The typical rule of thumb is 6-8 to 1 reduction. This means a piece of concrete 6” to 8” can be crushed down to 1”. On a larger crusher you can typically only crush down to 2-1/2” to 3” but the pieces fed can be approximately 15” to 24”.

On the small jaw crushers we sell, customers are experiencing a greater product reduction by only using our jaw crusher as both a primary and secondary crusher. A 1” minus product can be achieved this way.

Cone Crushers:

Cone crushers are considered a secondary crusher. You shouldn’t feed any material larger than 4” into one, but it can yield an 8 to 1 reduction. This means we can go down to ½” and even 3/8” depending on the feed size.
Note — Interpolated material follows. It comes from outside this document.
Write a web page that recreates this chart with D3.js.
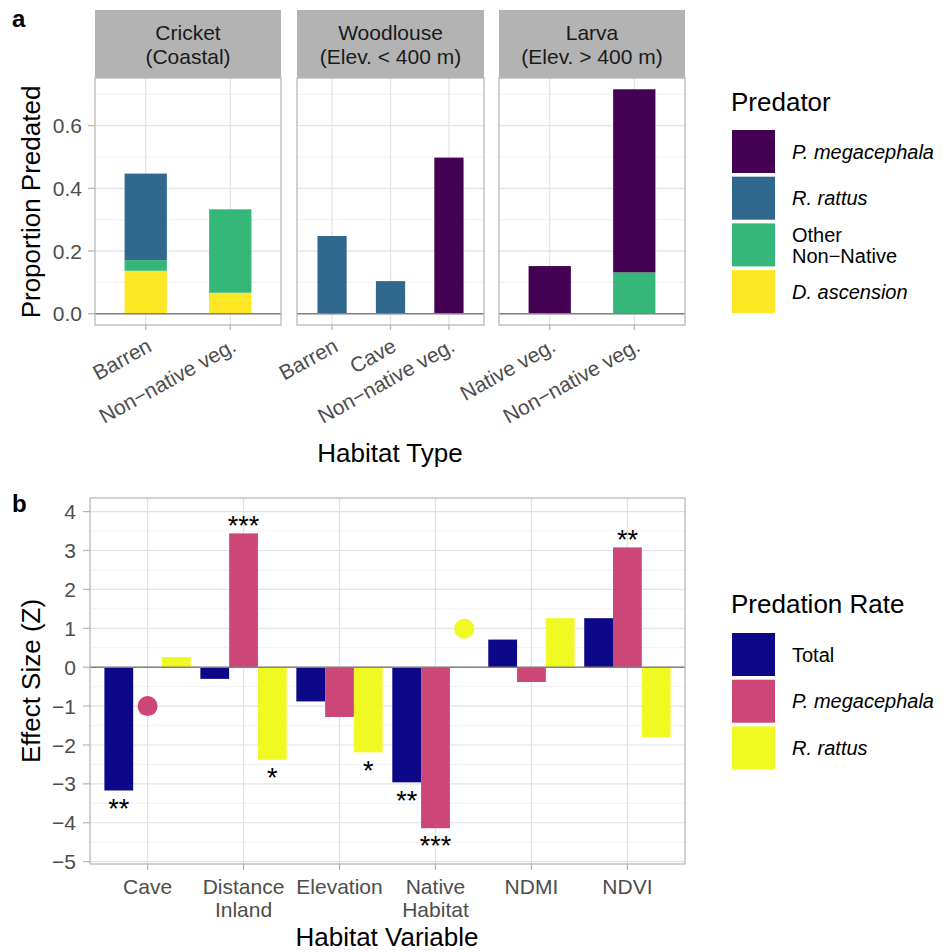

Cone crushers are similar to jaw crushers in that they are relatively low wear.

Impact Crushers:

Impact crushers can yield a considerably higher reduction than jaws or cones, from 12-15 to 1. This means one can take a 12” or 15” piece and reduce it to 1”. This is a large reduction but there is a cost for it. First, the wear on the blow bars is tremendous and they must be changed regularly. They are not cheap. Second, impact crushers create a ton of fines. Although, some want extra fines others do not. Impact crushers also create a great deal of dust due to the high speed rotor.

Concrete/Asphalt Shredders:

Although shredders are not crushers, they can make a similar product and are becoming very popular, so we must discuss them. The reduction is 12 to 1, like an impact crusher, but with minimal wear and dust, unlike an impact crusher. Concrete Shredders are best used as primary shredders as the finished material is approximately 3” minus. The exception is the Cams APR1000. This asphalt shredder is designed to take 5’ pieces of asphalt and RAP and reduce it to ½” material. This unique patented machine has both a primary and secondary shredder; and additionally, is equipped with a 17’ long shaker screen. In our opinion, it is the most impressive machine we have ever seen to crush/shred asphalt, which is saying a lot having sold equipment for 40+ years!

Very rarely do people discuss product reduction ratios, but it is extremely important to know the capabilities of the different reduction technologies.